**WHAT IS NEEDED:** Repeat the material verbatim. Images are excluded from the copy.

**MATERIAL:**
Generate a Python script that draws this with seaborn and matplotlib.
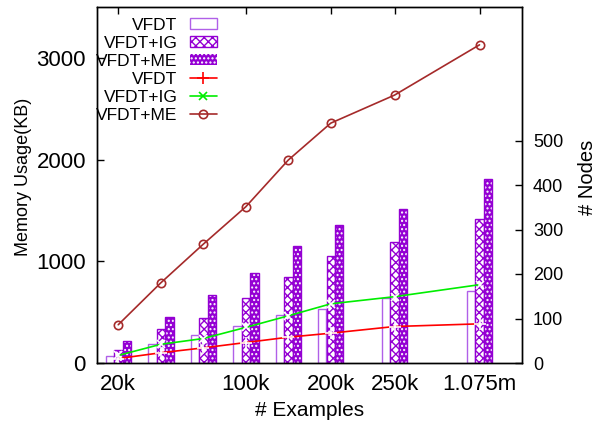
import numpy as np
import pandas as pd
import matplotlib
matplotlib.use("Agg")
import matplotlib.pyplot as plt
from matplotlib.patches import Patch, Rectangle
from matplotlib.lines import Line2D
import seaborn as sns

# ---- data ----
series = ["VFDT", "VFDT+IG", "VFDT+ME"]
x_pos = [0, 1, 2, 3, 4, 5, 6.5, 8.5]
x_labels = ["20k", "", "", "100k", "", "200k", "250k", "1.075m"]
mem_vfdt = [69, 187, 272, 361, 469, 528, 636, 711]
mem_ig = [128, 334, 439, 642, 843, 1052, 1187, 1413]
mem_me = [216, 449, 668, 888, 1150, 1357, 1514, 1806]
nodes_vfdt = [10, 23, 34, 46, 58, 67, 82, 88]
nodes_ig = [17, 42, 55, 80, 106, 133, 149, 176]
nodes_me = [86, 180, 267, 351, 456, 539, 602, 715]

sns.set_style("ticks")
plt.rcParams["font.family"] = ["Liberation Sans", "DejaVu Sans"]
plt.rcParams["hatch.linewidth"] = 1.0
for k in ["text.color", "axes.labelcolor", "xtick.color", "ytick.color", "axes.edgecolor"]:
    plt.rcParams[k] = "black"

PURPLE = "#9400d3"
LIGHT = "#b060e8"

fig = plt.figure(figsize=(5.98, 4.25), dpi=100)
ax = fig.add_axes([97/598, 62/425, (522-97)/598, (363-7)/425])

df = pd.DataFrame({
    "pos": x_pos * 3,
    "series": np.repeat(series, len(x_pos)),
    "memory": mem_vfdt + mem_ig + mem_me,
})
sns.barplot(data=df, x="pos", y="memory", hue="series", hue_order=series,
            native_scale=True, width=0.6, errorbar=None, legend=False,
            palette=[PURPLE] * 3, ax=ax, saturation=1)

conts = ax.containers
for p in conts[0]:
    p.set_facecolor("white"); p.set_edgecolor(LIGHT); p.set_linewidth(1.0)
for p in conts[1]:
    p.set_facecolor("white"); p.set_edgecolor(PURPLE); p.set_hatch("xxxx"); p.set_linewidth(1.0)
for p in conts[2]:
    p.set_facecolor(PURPLE); p.set_edgecolor("white"); p.set_hatch("...."); p.set_linewidth(0)
    ax.add_patch(Rectangle(p.get_xy(), p.get_width(), p.get_height(), fill=False,
                           edgecolor=PURPLE, linewidth=1.0, zorder=p.get_zorder() + 0.1))

ax.set_xlim(-0.5, 9.5)
ax.set_ylim(0, 3500)
ax.set_yticks([0, 1000, 2000, 3000])
tick_pos = [p for p, l in zip(x_pos, x_labels) if l]
tick_lab = [l for l in x_labels if l]
ax.set_xticks(tick_pos)
ax.set_xticklabels(tick_lab)
ax.tick_params(axis="both", direction="in", labelsize=16, length=5, width=1,
               top=True, pad=8, colors="black")
ax.set_xlabel("# Examples", fontsize=15, labelpad=4)
ax.set_ylabel("Memory Usage(KB)", fontsize=13)
ax.yaxis.set_label_coords(-0.153, 0.522)
for s in ax.spines.values():
    s.set_linewidth(1.0); s.set_color("black")

ax2 = ax.twinx()
sns.lineplot(x=x_pos, y=nodes_vfdt, ax=ax2, color="#ff0000", marker="+",
             markersize=8, markeredgewidth=1.2, linewidth=1.2)
sns.lineplot(x=x_pos, y=nodes_ig, ax=ax2, color="#00ee00", marker="x",
             markersize=6, markeredgewidth=1.2, linewidth=1.2)
sns.lineplot(x=x_pos, y=nodes_me, ax=ax2, color="#a52a2a", marker="o",
             markersize=6, markeredgewidth=1.2, linewidth=1.2,
             markerfacecolor="none", markeredgecolor="#a52a2a")
ax2.set_ylim(0, 800)
ax2.set_yticks([0, 100, 200, 300, 400, 500])
ax2.tick_params(axis="y", direction="in", labelsize=13, length=5, width=1, pad=8,
                colors="black")
ax2.set_ylabel("# Nodes", fontsize=14.5)
ax2.yaxis.set_label_coords(1.132, 0.522)
ax2.set_xlim(-0.5, 9.5)
for s in ax2.spines.values():
    s.set_linewidth(1.0); s.set_color("black")

handles = [
    Patch(facecolor="white", edgecolor=LIGHT, linewidth=1.0),
    Patch(facecolor="white", edgecolor=PURPLE, hatch="xxxx", linewidth=1.0),
    Patch(facecolor=PURPLE, edgecolor="white", hatch="....", linewidth=0),
    Line2D([], [], color="#ff0000", marker="+", markersize=8, markeredgewidth=1.2, linewidth=1.2),
    Line2D([], [], color="#00ee00", marker="x", markersize=6, markeredgewidth=1.2, linewidth=1.2),
    Line2D([], [], color="#a52a2a", marker="o", markersize=6, markeredgewidth=1.2,
           markerfacecolor="none", linewidth=1.2),
]
leg = ax2.legend(handles, ["VFDT", "VFDT+IG", "VFDT+ME", "VFDT", "VFDT+IG", "VFDT+ME"],
                 loc="upper right", bbox_to_anchor=(226/598, 1 - 9/425),
                 bbox_transform=fig.transFigure, frameon=False, markerfirst=False,
                 fontsize=12.5, handlelength=1.6, handleheight=0.6,
                 handletextpad=0.7, labelspacing=0.18, borderpad=0)

fig.savefig("out.png", dpi=100)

**WRITTEN RESPONSE:**
Generate a Python script that draws this with seaborn and matplotlib.
import numpy as np
import pandas as pd
import matplotlib
matplotlib.use("Agg")
import matplotlib.pyplot as plt
from matplotlib.patches import Patch, Rectangle
from matplotlib.lines import Line2D
import seaborn as sns

# ---- data ----
series = ["VFDT", "VFDT+IG", "VFDT+ME"]
x_pos = [0, 1, 2, 3, 4, 5, 6.5, 8.5]
x_labels = ["20k", "", "", "100k", "", "200k", "250k", "1.075m"]
mem_vfdt = [69, 187, 272, 361, 469, 528, 636, 711]
mem_ig = [128, 334, 439, 642, 843, 1052, 1187, 1413]
mem_me = [216, 449, 668, 888, 1150, 1357, 1514, 1806]
nodes_vfdt = [10, 23, 34, 46, 58, 67, 82, 88]
nodes_ig = [17, 42, 55, 80, 106, 133, 149, 176]
nodes_me = [86, 180, 267, 351, 456, 539, 602, 715]

sns.set_style("ticks")
plt.rcParams["font.family"] = ["Liberation Sans", "DejaVu Sans"]
plt.rcParams["hatch.linewidth"] = 1.0
for k in ["text.color", "axes.labelcolor", "xtick.color", "ytick.color", "axes.edgecolor"]:
    plt.rcParams[k] = "black"

PURPLE = "#9400d3"
LIGHT = "#b060e8"

fig = plt.figure(figsize=(5.98, 4.25), dpi=100)
ax = fig.add_axes([97/598, 62/425, (522-97)/598, (363-7)/425])

df = pd.DataFrame({
    "pos": x_pos * 3,
    "series": np.repeat(series, len(x_pos)),
    "memory": mem_vfdt + mem_ig + mem_me,
})
sns.barplot(data=df, x="pos", y="memory", hue="series", hue_order=series,
            native_scale=True, width=0.6, errorbar=None, legend=False,
            palette=[PURPLE] * 3, ax=ax, saturation=1)

conts = ax.containers
for p in conts[0]:
    p.set_facecolor("white"); p.set_edgecolor(LIGHT); p.set_linewidth(1.0)
for p in conts[1]:
    p.set_facecolor("white"); p.set_edgecolor(PURPLE); p.set_hatch("xxxx"); p.set_linewidth(1.0)
for p in conts[2]:
    p.set_facecolor(PURPLE); p.set_edgecolor("white"); p.set_hatch("...."); p.set_linewidth(0)
    ax.add_patch(Rectangle(p.get_xy(), p.get_width(), p.get_height(), fill=False,
                           edgecolor=PURPLE, linewidth=1.0, zorder=p.get_zorder() + 0.1))

ax.set_xlim(-0.5, 9.5)
ax.set_ylim(0, 3500)
ax.set_yticks([0, 1000, 2000, 3000])
tick_pos = [p for p, l in zip(x_pos, x_labels) if l]
tick_lab = [l for l in x_labels if l]
ax.set_xticks(tick_pos)
ax.set_xticklabels(tick_lab)
ax.tick_params(axis="both", direction="in", labelsize=16, length=5, width=1,
               top=True, pad=8, colors="black")
ax.set_xlabel("# Examples", fontsize=15, labelpad=4)
ax.set_ylabel("Memory Usage(KB)", fontsize=13)
ax.yaxis.set_label_coords(-0.153, 0.522)
for s in ax.spines.values():
    s.set_linewidth(1.0); s.set_color("black")

ax2 = ax.twinx()
sns.lineplot(x=x_pos, y=nodes_vfdt, ax=ax2, color="#ff0000", marker="+",
             markersize=8, markeredgewidth=1.2, linewidth=1.2)
sns.lineplot(x=x_pos, y=nodes_ig, ax=ax2, color="#00ee00", marker="x",
             markersize=6, markeredgewidth=1.2, linewidth=1.2)
sns.lineplot(x=x_pos, y=nodes_me, ax=ax2, color="#a52a2a", marker="o",
             markersize=6, markeredgewidth=1.2, linewidth=1.2,
             markerfacecolor="none", markeredgecolor="#a52a2a")
ax2.set_ylim(0, 800)
ax2.set_yticks([0, 100, 200, 300, 400, 500])
ax2.tick_params(axis="y", direction="in", labelsize=13, length=5, width=1, pad=8,
                colors="black")
ax2.set_ylabel("# Nodes", fontsize=14.5)
ax2.yaxis.set_label_coords(1.132, 0.522)
ax2.set_xlim(-0.5, 9.5)
for s in ax2.spines.values():
    s.set_linewidth(1.0); s.set_color("black")

handles = [
    Patch(facecolor="white", edgecolor=LIGHT, linewidth=1.0),
    Patch(facecolor="white", edgecolor=PURPLE, hatch="xxxx", linewidth=1.0),
    Patch(facecolor=PURPLE, edgecolor="white", hatch="....", linewidth=0),
    Line2D([], [], color="#ff0000", marker="+", markersize=8, markeredgewidth=1.2, linewidth=1.2),
    Line2D([], [], color="#00ee00", marker="x", markersize=6, markeredgewidth=1.2, linewidth=1.2),
    Line2D([], [], color="#a52a2a", marker="o", markersize=6, markeredgewidth=1.2,
           markerfacecolor="none", linewidth=1.2),
]
leg = ax2.legend(handles, ["VFDT", "VFDT+IG", "VFDT+ME", "VFDT", "VFDT+IG", "VFDT+ME"],
                 loc="upper right", bbox_to_anchor=(226/598, 1 - 9/425),
                 bbox_transform=fig.transFigure, frameon=False, markerfirst=False,
                 fontsize=12.5, handlelength=1.6, handleheight=0.6,
                 handletextpad=0.7, labelspacing=0.18, borderpad=0)

fig.savefig("out.png", dpi=100)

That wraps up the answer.